_TASK REQUIREMENTS_: Leave out the pictures, and retype only the lines from the beginning of the material through the line that contains "xshift=s, yshift=14, font=dict(size=20, color=blue))", including both.

_RECORDED INFORMATION_:
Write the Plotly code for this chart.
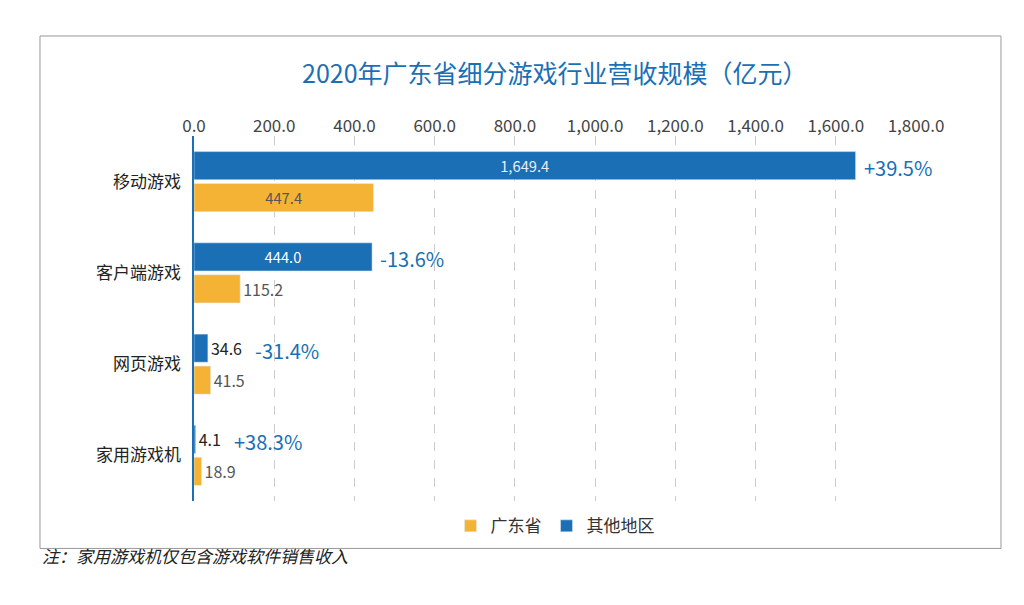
import plotly.graph_objects as go

categories = ["移动游戏", "客户端游戏", "网页游戏", "家用游戏机"]
other = [1649.4, 444.0, 34.6, 4.1]
guangdong = [447.4, 115.2, 41.5, 18.9]
growth = ["+39.5%", "-13.6%", "-31.4%", "+38.3%"]

blue = "#1a6fb5"
orange = "#f5b335"

fig = go.Figure()
fig.add_trace(go.Bar(
    y=categories, x=other, orientation="h", name="其他地区",
    marker_color=blue, texttemplate="%{x:,.1f}",
    textposition=["inside", "inside", "outside", "outside"],
    insidetextanchor="middle",
    textfont=dict(size=16, color=["#e8eef7", "white", "#222", "#222"]),
    cliponaxis=False,
))
fig.add_trace(go.Bar(
    y=categories, x=guangdong, orientation="h", name="广东省",
    marker_color=orange, texttemplate="%{x:,.1f}",
    textposition=["inside", "outside", "outside", "outside"],
    insidetextanchor="middle",
    textfont=dict(size=16, color="#555"),
    cliponaxis=False,
))

shifts = [6, 6, 45, 36]
for cat, val, g, s in zip(categories, other, growth, shifts):
    fig.add_annotation(x=val, y=cat, text=g, showarrow=False, xanchor="left",
                       xshift=s, yshift=14, font=dict(size=20, color=blue))

fig.add_shape(type="rect", xref="paper", yref="paper",
              x0=-0.2133, x1=1.1177, y0=-0.13, y1=1.274,
              line=dict(color="#999", width=1))

fig.add_annotation(xref="paper", yref="paper", x=0.5, y=1.23, showarrow=False,
                   text="2020年广东省细分游戏行业营收规模（亿元）",
                   font=dict(size=25, color=blue), xanchor="center")
fig.add_annotation(xref="paper", yref="paper", x=-0.2133, y=-0.19, showarrow=False,
                   xanchor="left", text="<i>注：家用游戏机仅包含游戏软件销售收入</i>",
                   font=dict(size=17, color="#222"))

fig.update_layout(
    width=1024, height=605,
    margin=dict(l=186, r=116, t=128, b=112),
    paper_bgcolor="white", plot_bgcolor="white",
    font=dict(family="Noto Sans CJK SC", color="#333"),
    barmode="group", bargap=0.3, bargroupgap=0.12,
    showlegend=True,
    legend=dict(orientation="h", x=0.5, xanchor="center", y=-0.02, yanchor="top",
                traceorder="reversed", font=dict(size=17)),
    xaxis=dict(side="top", range=[0, 1800], dtick=200, tickformat=",.1f",
               showgrid=True, gridcolor="#cccccc", griddash="dash",
               tickfont=dict(size=17, color="#444"), zeroline=False,
               fixedrange=True),
    yaxis=dict(autorange="reversed", showline=True, linecolor=blue, linewidth=2,
               tickfont=dict(size=17, color="#222"), ticks="", ticklen=0),
)
fig.update_yaxes(ticksuffix="  ")

fig.write_html("out.html")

_RESPONSE_:
Write the Plotly code for this chart.
import plotly.graph_objects as go

categories = ["移动游戏", "客户端游戏", "网页游戏", "家用游戏机"]
other = [1649.4, 444.0, 34.6, 4.1]
guangdong = [447.4, 115.2, 41.5, 18.9]
growth = ["+39.5%", "-13.6%", "-31.4%", "+38.3%"]

blue = "#1a6fb5"
orange = "#f5b335"

fig = go.Figure()
fig.add_trace(go.Bar(
    y=categories, x=other, orientation="h", name="其他地区",
    marker_color=blue, texttemplate="%{x:,.1f}",
    textposition=["inside", "inside", "outside", "outside"],
    insidetextanchor="middle",
    textfont=dict(size=16, color=["#e8eef7", "white", "#222", "#222"]),
    cliponaxis=False,
))
fig.add_trace(go.Bar(
    y=categories, x=guangdong, orientation="h", name="广东省",
    marker_color=orange, texttemplate="%{x:,.1f}",
    textposition=["inside", "outside", "outside", "outside"],
    insidetextanchor="middle",
    textfont=dict(size=16, color="#555"),
    cliponaxis=False,
))

shifts = [6, 6, 45, 36]
for cat, val, g, s in zip(categories, other, growth, shifts):
    fig.add_annotation(x=val, y=cat, text=g, showarrow=False, xanchor="left",
                       xshift=s, yshift=14, font=dict(size=20, color=blue))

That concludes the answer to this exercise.